Higher-order Runge-Kutta methods
In the Runge-Kutta methods we have seen so far, the overall approach appears to be this “chain”-like calculation of \( k \) values, then using a linear combination of them to estimate \( y_{n+1} \). Can we extend such calculations indefinitely? Yes, we can. The pattern is remarkably sleek: \begin{align*}k_1 &= f(t_n,y_n) \\
k_2 &= f(t_n + c_2 h, y_n + h a_{21} k_1) \\
k_3 &= f(t_n + c_3 h, y_n + h (a_{31} k_1 + a_{32} k_2 )) \\
\vdots & \vdots \\
k_s &= f(t_n + c_s h, y_n + h(a_{s1} k_1 + a_{s2} k_2 + \ldots + a_{s,s-1} k_{s-1}))\\
y_{n+1} &= y_0 + h(b_1k_1 + b_2k_2 + \ldots + b_sk_s) \end{align*} where the coefficients \(a_{ij}, b_j \) and \( c_i \) are chosen empirically (e.g \( a_{31} = 0 \) for RK4). To better illustrate the pattern, we can use the compact notation known as a Butcher tableau to cleanly encode the entire set of equations: \begin{array} {c|cccccc}
0\\
c_2 & a_{21}\\
c_3 & a_{31} & a_{32} \\
\vdots & \vdots & & \ddots \\
c_s & a_{s1} & a_{s2} & \ldots & a_{s,s-1}\\
\hline & b_1 & b_2 & \ldots & b_{s-1} & b_s
\end{array} The Forward Euler Method in this new notation is:
\begin{array} {c|c}
0\\
\hline & 1
\end{array} and similarly for the Midpoint Method:
\begin{array} {c|cc}
0\\
\frac{1}{2} & \frac{1}{2} \\
\hline & 0 & 1
\end{array}
Root Finding with the Bisection Method
I will return to this topic in more detail in a later post, but for now let’s explore root finding using the bisection method. A root is any value \( x \) such that \( f(x) = 0 \). The bisection method is one of the simplest methods to find the root of a function. Here we compare two values (or rather their sign) at the ends of an interval. If the signs are opposite then the function must cross the \( x \)-axis somewhere in between. We then repeatedly decrease the size of the interval, checking for opposite signs, until we converge to within the desired tolerance. There are multiple ways of implementing the bisection method; this is a rough summary of the method I chose (in Python-esque pseudocode that probably won’t compile).
def bisection(a,b):
"""returns root located within c"""
while abs(a-b) > tolerance:
c = 0.5*(a+b)
#check if a root exists within [a,c] and adjust bounds accordingly
if f(a)*f(c) > 0:
a=c
else:
b=c
return 0.5*(a+b)
a = start; b = a + step; roots=[]
while b < end:
if f(a)*f(b) < 0:
roots.append(bisection(a,b))
a = b
b += step
Here the program covers the main interval [start,end]

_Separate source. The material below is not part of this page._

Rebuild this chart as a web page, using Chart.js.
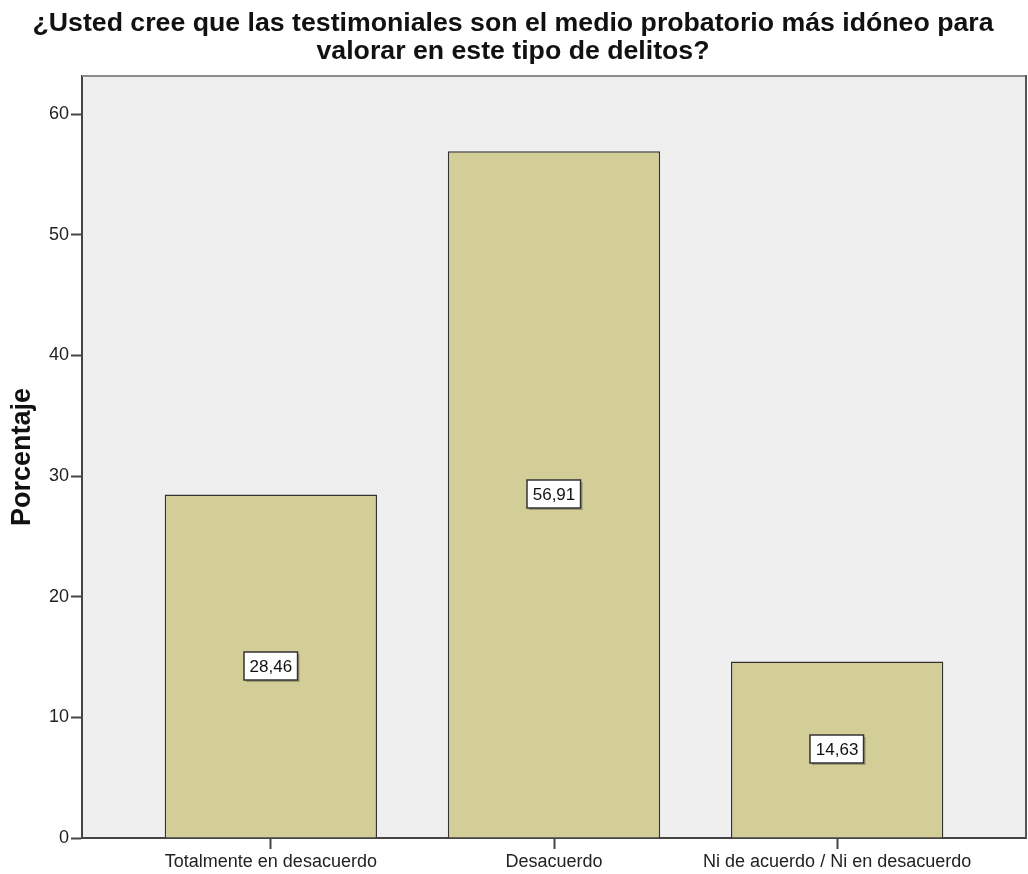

by looking at subintervals of width [step]
. It is important to ensure that the step size is small enough to detect the presence of a root. The core idea behind the bisection method stems from the intermediate value theorem: if \(f(a) < 0 < f(b)\) then \(f(c) = 0\) for some value \(c \in (a,b) \) (this is one way of saying Bolzano’s theorem). In other words, if \(f(a)\) and \(f(b)\) have different signs (thus \(f(a) \times f(b) \) is negative), then there must exist some root in the interval \( (a,b) \).
The bisection method is not perfect. By its very definition, it fails if the interval [a,b] contains 2 roots (such as attempting to find the roots of \( y = x^2 \) in the interval [-1,1] ). More generally, the method fails if the interval contains an even number of roots, and returns a single root if the interval contains an odd number of roots. This is by virtue of the intermediate value theorem.
Summary
Numerical methods are often used to solve for differential equations that cannot be, or are difficult to solve analytically. Linear multistep methods and Runge-Kutta methods can be used to solve differential equations; the former does this by estimating the slope at multiple iterations, while the latter attempts to chain a series of intermediate points within some interval. The Euler method is the simplest method, but far too inaccurate for most uses. Stronger methods such as RK4 provide more robust estimates as they estimate the slope at multiple points. The bisection method can be used to find roots by analysing the signs of the endpoints of an interval; however, if the interval contains 2 roots, the algorithm fails, thus necessitating the use of small intervals.